Un legado de oprobio: Sobre la situación del compañero Marcelo Villarroel
El acumulado de fojas y causas pasaba de una oficina a otra, de un departamento a otro y de un ministerio a otro. Eran aun páginas blancas y no amarillentas como con el tiempo se pondrían. A decir verdad, muchas cosas en ese momento pasaban de una oficina a otra, la transición acomodaba y reordenaba las cosas para que nada cambiara.
La guerrilla urbana, asaltos, ajusticiamientos, metales, pólvora, declaraciones de encapuchados armados, autos robados, bancos y ráfagas de los años noventa se encontraban traducidos al lenguaje leguleyo de asociación ilícita, homicidio, coautor de homicidio, formación de grupo de combate, robo con intimidación, lesiones graves y un casi infinito etcétera.
Cinco delitos en distintas carpetas que se agrupaban con sus respectivas nomenclaturas judiciales eran llevados adelante por el funcionario judicial Arnoldo Dreyse Jolland, vedette del sistema judicial de los últimos años de la dictadura. El fin de la dictadura y el comienzo de la democracia hacen que gracias a un enroque cobre cierta relevancia Hernán Ramirez Rurange, ex jefe de la Dirección de Inteligencia Nacional del Ejército, y por los años noventa, juez militar al cual desembocaron todos estos archivos.
No le fue necesario leerlos completos, con una rápida hojeada sabía quién era quién y lo necesario de una dura condena. Ramírez había sido edecán personal de Pinochet, le molestaba profundamente esta transición de los “señores políticos”, pero también sabía lo que estaba pasando en las calles y la necesidad de continuar con el exterminio completo de la subversión. Los incontables atentados, los decomisos de armas, las emboscadas y asaltos mostraban una fuerza en los distintos grupos armados que no se había detenido completamente luego del plebiscito. Ya la dictadura se encontraba agotada y había que adaptarse a los nuevos tiempos para quitarle hasta el último aliento a aquellos que ni con las votaciones se conformaban.
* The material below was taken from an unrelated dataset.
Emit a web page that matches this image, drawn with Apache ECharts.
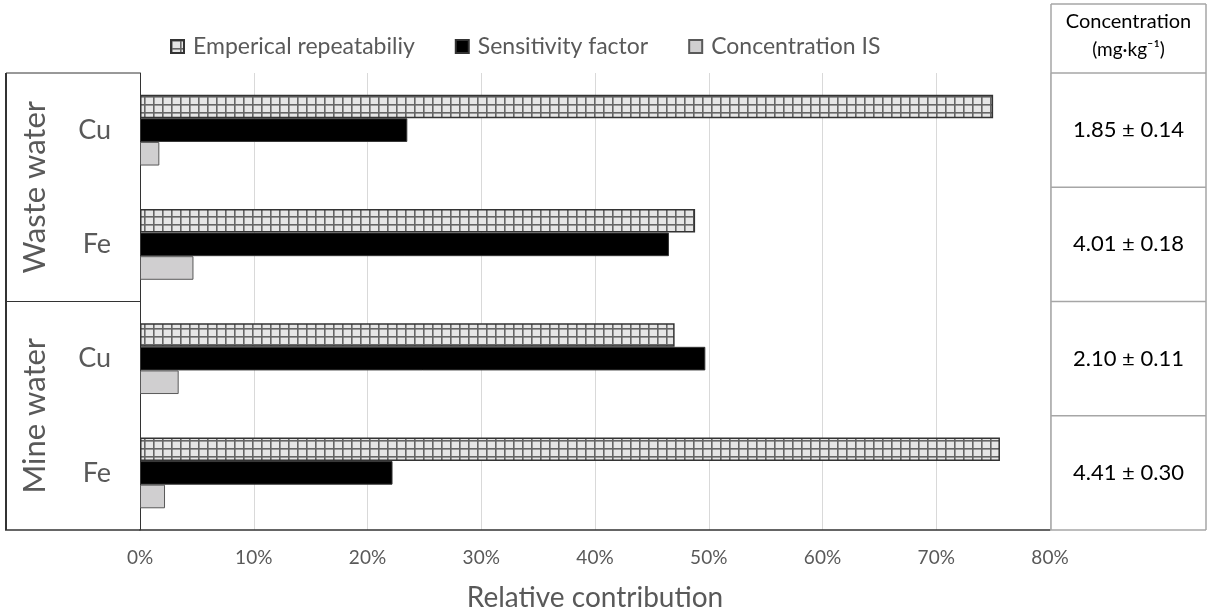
<!DOCTYPE html>
<html>
<head>
<meta charset="utf-8">
<script src="https://cdn.jsdelivr.net/npm/echarts@6/dist/echarts.min.js"></script>
<style>html,body{margin:0;padding:0;background:#fff}#c{width:1209px;height:615px}</style>
</head>
<body>
<div id="c"></div>
<script>
// ---- data ----
const categories = ['Cu', 'Fe', 'Cu', 'Fe'];
const groups = ['Waste water', 'Mine water'];
const seriesNames = ['Emperical repeatabiliy', 'Sensitivity factor', 'Concentration IS'];
const empirical = [0.750, 0.488, 0.470, 0.756];
const sensitivity = [0.235, 0.465, 0.497, 0.222];
const concIS = [0.017, 0.047, 0.034, 0.022];
const concentrations = ['1.85 ± 0.14', '4.01 ± 0.18', '2.10 ± 0.11', '4.41 ± 0.30'];
const tableHeader = ['Concentration', '(mg·kg⁻¹)'];
const xTicks = { min: 0, max: 0.8, interval: 0.1 };

// ---- pattern ----
const pc = document.createElement('canvas');
pc.width = 9; pc.height = 8;
const g = pc.getContext('2d');
g.fillStyle = '#e6e6e6'; g.fillRect(0, 0, 9, 8);
g.fillStyle = '#666'; g.fillRect(0, 0, 1.6, 8); g.fillRect(0, 0, 9, 1.6);

const W = 1209, H = 615;
const gridLeft = 140, gridRight = 1050, gridTop = 73, gridBottom = 530;
const font = 'Lato, "Noto Sans", sans-serif';
const grey = '#595959';

const chart = echarts.init(document.getElementById('c'));
const band = (gridBottom - gridTop) / categories.length;

const graphics = [];
function line(x1, y1, x2, y2, color, w) {
  graphics.push({ type: 'line', shape: { x1, y1, x2, y2 }, style: { stroke: color, lineWidth: w }, z: 10 });
}
function text(x, y, t, size, color, rot) {
  graphics.push({ type: 'text', x, y, rotation: rot || 0, style: { text: t, fontSize: size, fill: color, fontFamily: font, align: 'center', verticalAlign: 'middle' }, z: 10 });
}
// left box
line(6, gridTop, 6, gridBottom, '#333', 2);
line(6, gridTop, gridLeft, gridTop, '#333', 1);
line(6, gridTop + 2 * band, gridLeft, gridTop + 2 * band, '#333', 1);
line(5, gridBottom, gridLeft, gridBottom, '#333', 1.5);
groups.forEach((gname, i) => text(35, gridTop + band * (2 * i + 1), gname, 31, grey, Math.PI / 2));
// table
const tL = 1051, tR = 1206, tTop = 4;
const tc = '#a6a6a6';
line(tL, tTop, tL, gridBottom, tc, 1.5);
line(tR, tTop, tR, gridBottom, tc, 1.5);
line(tL, tTop, tR, tTop, tc, 1.5);
for (let i = 0; i <= categories.length; i++) line(tL, gridTop + band * i, tR, gridTop + band * i, tc, 1.5);
text((tL + tR) / 2, 22, tableHeader[0], 20, '#000');
text((tL + tR) / 2, 50, tableHeader[1], 19, '#000');
concentrations.forEach((c, i) => text((tL + tR) / 2, gridTop + band * (i + 0.5), c, 22, '#000'));

const barCommon = { type: 'bar', barGap: '0%', barCategoryGap: '38%' };
chart.setOption({
  animation: false,
  backgroundColor: '#fff',
  grid: { left: gridLeft, right: W - gridRight, top: gridTop, bottom: H - gridBottom, outerBoundsMode: 'none', containLabel: false },
  legend: {
    left: 165, top: 30, icon: 'rect', itemWidth: 13, itemHeight: 13, itemGap: 40,
    textStyle: { fontSize: 23, color: grey, fontFamily: font, padding: [0, 0, 0, 4] },
    data: seriesNames
  },
  xAxis: {
    type: 'value', min: xTicks.min, max: xTicks.max, interval: xTicks.interval,
    axisLine: { show: true, lineStyle: { color: '#333', width: 1.5 } },
    axisTick: { show: false },
    splitLine: { lineStyle: { color: '#d9d9d9' } },
    axisLabel: { formatter: v => Math.round(v * 100) + '%', fontSize: 19, color: grey, fontFamily: font, margin: 18 },
    name: 'Relative contribution', nameLocation: 'middle', nameGap: 54,
    nameTextStyle: { fontSize: 28, color: grey, fontFamily: font }
  },
  yAxis: {
    type: 'category', data: categories, inverse: true,
    axisLine: { show: true, lineStyle: { color: '#333', width: 1 } },
    axisTick: { show: false },
    axisLabel: { fontSize: 27, color: grey, fontFamily: font, margin: 29 }
  },
  series: [
    Object.assign({ name: seriesNames[0], data: empirical, itemStyle: { color: { image: pc, repeat: 'repeat' }, borderColor: '#333', borderWidth: 1.5 } }, barCommon),
    Object.assign({ name: seriesNames[1], data: sensitivity, itemStyle: { color: '#000', borderColor: '#333', borderWidth: 1 } }, barCommon),
    Object.assign({ name: seriesNames[2], data: concIS, itemStyle: { color: '#d0cfd0', borderColor: '#595959', borderWidth: 1 } }, barCommon)
  ],
  graphic: graphics
});
</script>
</body>
</html>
Había sangre, y mucha sangre tiñendo las calles de la democracia.
Ramírez firmó todo lo que tenía que firmar, aumentó todas las penas que podía aumentar, duplicó todos los delitos que pudo. Con un lápiz fue sumando con una sonrisa en su rostro: quince más ocho más diez más diez más tres…Cuarenta seis años de condena contra su procesado, aquel joven de 19 años militante del Mapu Lautaro.
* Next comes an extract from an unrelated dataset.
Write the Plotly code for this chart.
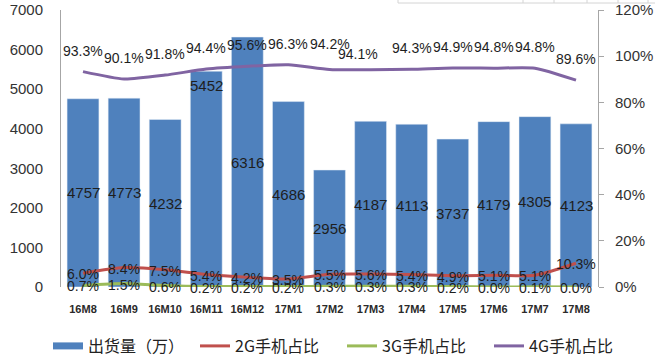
import plotly.graph_objects as go

# ---------------- data ----------------
categories = ["16M8", "16M9", "16M10", "16M11", "16M12", "17M1", "17M2",
              "17M3", "17M4", "17M5", "17M6", "17M7", "17M8"]
shipments = [4757, 4773, 4232, 5452, 6316, 4686, 2956, 4187, 4113, 3737, 4179, 4305, 4123]
share_2g = [6.0, 8.4, 7.5, 5.4, 4.2, 3.5, 5.5, 5.6, 5.4, 4.9, 5.1, 5.1, 10.3]
share_3g = [0.7, 1.5, 0.6, 0.2, 0.2, 0.2, 0.3, 0.3, 0.3, 0.2, 0.0, 0.1, 0.0]
share_4g = [93.3, 90.1, 91.8, 94.4, 95.6, 96.3, 94.2, 94.1, 94.3, 94.9, 94.8, 94.8, 89.6]
left_ticks = [0, 1000, 2000, 3000, 4000, 5000, 6000, 7000]
right_ticks = [0, 20, 40, 60, 80, 100, 120]
right_tick_labels = ["0%", "20%", "40%", "60%", "80%", "100%", "120%"]

names = ["出货量（万）", "2G手机占比", "3G手机占比", "4G手机占比"]

# ---------------- style ----------------
BLUE = "#4F81BD"
RED = "#C0504D"
GREEN = "#9BBB59"
PURPLE = "#8064A2"
TXT = "#1E1E1E"
AX = "#A6A6A6"
NUM_FONT = "Liberation Sans, Arial, sans-serif"
CJK_FONT = "Noto Sans CJK SC, sans-serif"

# small manual nudges of a few data labels (px) as in the original
nudge_4g = {6: (0, 5), 7: (-13, -5)}
nudge_bar = {3: "top"}

fig = go.Figure()

fig.add_trace(go.Bar(x=categories, y=shipments, marker_color=BLUE, showlegend=False,
                     name=names[0], yaxis="y"))
# legend-only entry drawn as a flat wide block
fig.add_trace(go.Scatter(x=[None], y=[None], mode="lines", name=names[0],
                         line=dict(color=BLUE, width=7), yaxis="y"))
for vals, col, nm in [(share_2g, RED, names[1]), (share_3g, GREEN, names[2]),
                      (share_4g, PURPLE, names[3])]:
    fig.add_trace(go.Scatter(x=categories, y=vals, mode="lines", name=nm,
                             line=dict(color=col, width=3, shape="spline", smoothing=0.6),
                             yaxis="y2"))

ann = []
for i, (c, v) in enumerate(zip(categories, shipments)):
    if nudge_bar.get(i) == "top":
        ann.append(dict(x=c, y=v, yref="y", xref="x", text=str(v), showarrow=False,
                        yshift=-14, font=dict(size=15, color=TXT, family=NUM_FONT)))
    else:
        ann.append(dict(x=c, y=v / 2, yref="y", xref="x", text=str(v), showarrow=False,
                        font=dict(size=15, color=TXT, family=NUM_FONT)))
for i, (c, v) in enumerate(zip(categories, share_2g)):
    ann.append(dict(x=c, y=v, yref="y2", xref="x", text=f"{v:.1f}%", showarrow=False,
                    yshift=-1, font=dict(size=14, color=TXT, family=NUM_FONT)))
for i, (c, v) in enumerate(zip(categories, share_3g)):
    ann.append(dict(x=c, y=v, yref="y2", xref="x", text=f"{v:.1f}%", showarrow=False,
                    yshift=-1, font=dict(size=14, color=TXT, family=NUM_FONT)))
for i, (c, v) in enumerate(zip(categories, share_4g)):
    dx, dy = nudge_4g.get(i, (0, 0))
    ann.append(dict(x=c, y=v, yref="y2", xref="x", text=f"{v:.1f}%", showarrow=False,
                    xshift=dx, yshift=21 + dy, font=dict(size=14, color=TXT, family=NUM_FONT)))

# faint table border visible at the top of the original picture
L, R, T, B = 61, 598, 10, 287
W, H = 656, 363
def px(xp):
    return (xp - L) / (R - L)
def py(yp):
    return (B - yp) / (B - T)
shapes = [dict(type="line", xref="paper", yref="paper", x0=px(398), x1=px(655),
               y0=py(3), y1=py(3), line=dict(color="#D4D4D4", width=1))]
for xv in [398, 523, 554, 587, 618, 648]:
    shapes.append(dict(type="line", xref="paper", yref="paper", x0=px(xv), x1=px(xv),
                       y0=py(0), y1=py(3), line=dict(color="#D4D4D4", width=1)))

fig.update_layout(
    width=W, height=H,
    margin=dict(l=L, r=W - R, t=T, b=H - B, autoexpand=False),
    paper_bgcolor="white", plot_bgcolor="white",
    bargap=0.225,
    annotations=ann,
    shapes=shapes,
    xaxis=dict(type="category", showline=False, showgrid=False, ticks="", automargin=False,
               tickfont=dict(size=11, color="#2A2A2A", family=NUM_FONT, weight="bold"),
               ticklabelstandoff=14),
    yaxis=dict(range=[0, 7000], tickvals=left_ticks, showgrid=False, zeroline=False,
               showline=True, linecolor=AX, linewidth=1, ticks="", automargin=False,
               tickfont=dict(size=15, color="#333", family=NUM_FONT),
               ticklabelstandoff=14),
    yaxis2=dict(range=[0, 120], tickvals=right_ticks, ticktext=right_tick_labels,
                overlaying="y", side="right", showgrid=False, zeroline=False, showline=True,
                linecolor=AX, linewidth=1, ticks="outside", ticklen=5, tickcolor=AX,
                automargin=False,
                tickfont=dict(size=15, color="#333", family=NUM_FONT),
                ticklabelstandoff=8),
    legend=dict(orientation="h", xref="paper", yref="paper",
                x=px(48), xanchor="left", y=py(346), yanchor="middle",
                font=dict(size=16, color="#222", family=CJK_FONT),
                bgcolor="rgba(0,0,0,0)", itemwidth=30, entrywidth=102,
                traceorder="normal"),
)

fig.write_html("out.html", config={"displayModeBar": False},
               post_script="document.body.style.margin='0px';document.body.style.padding='0px';")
Pero esos años para Ramírez también eran agitados y se encontraba conspirando a su manera. Mientras prestaba declaración, al ser acusado de ayudar a sacar del país a uno de los degolladores del dirigente sindical Tucapel Jiménez. Ramírez y sus compinches de armas se enteran que el químico de la DINA, experto en la fabricación de gases venenosos, Eugenio Berrios debía declarar por la muerte de Orlando Letelier. La transición comenzaba a abrir varios procesos en casos emblemáticos contra represores.
Unas rápidas juntas y conversaciones entre Ramírez y sus compañeros de armas, permiten sacar del país a Berrios para que en 1995 su cuerpo apareciera en una playa de Uruguay. No había ningún problema para acallar a sus propios cómplices y colaboradores, parece que eran otros los que se mataban como ratas entre si.